Dr Arif Bulkan, a lecturer at the University of the West Indies Cave Hill campus, had said in 2010 that government needs to abolish the death penalty, noting that research has shown that it was not an effective deterrent to crime.
Too young
Faruk Sakur, the father of Jhoot, feels he was wronged. He said he is in total disagreement with the sentence and pointed to the fact that his son is still very young.
He said several things were brought to his attention during the trial and following the sentencing he learnt that the law states that you could not sentence a prison under the age of 18 to death. Sakur pointed out that his son was 17 at the time the offence was committed and that the judge should have taken that into consideration. Jhoot’s attorney has since filed an appeal.
‘The judge made a wrong decision,” Sakur said adding that it was clear that the killing was not intentional.
“I feel that he should have been given a second chance. He should be given some sentence maybe not life but something so that he could redeem himself.”
Sakur said the boy’s mother is distraught over the situation and they have been in contact with him. He said they know he is in a special cell in the Camp Street prison.
An attorney who supports the death penalty in principle said it should not be mandatory but should depend on the circumstances. She pointed out that the recent amendment to the Criminal Law (Offences) Act captures this.

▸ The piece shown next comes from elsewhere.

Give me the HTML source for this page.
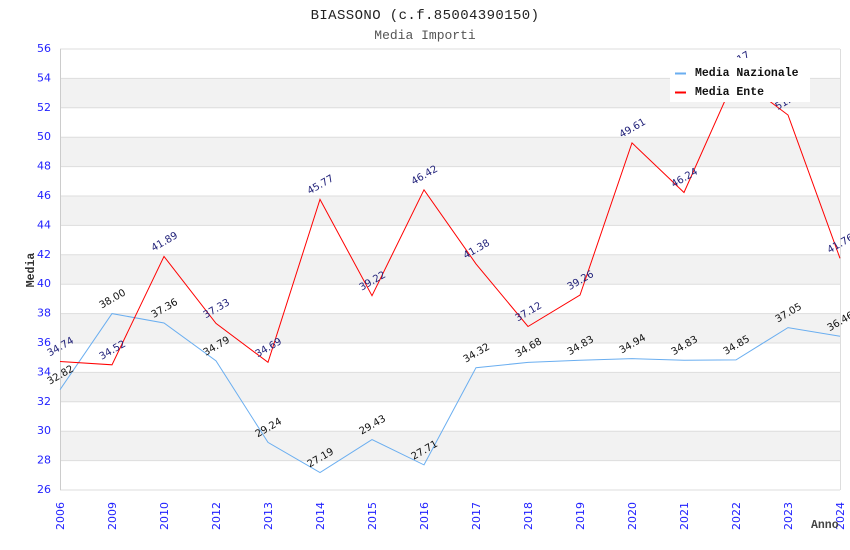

“… What I find totally unacceptable is the imposition of the sentence when there is an apparent lack of political will or intention to actually execute,” the lawyer said noting that it was determined by the Privy Council decision in Pratt v Morgan that it was inhumane to have people on death row for inordinate periods.
She said this is now applicable to our jurisdiction by virtue of it being allowed by the CCJ in a Barbados case. “The bottom line is that if you have no intention to execute then don’t impose the sentence,” she said.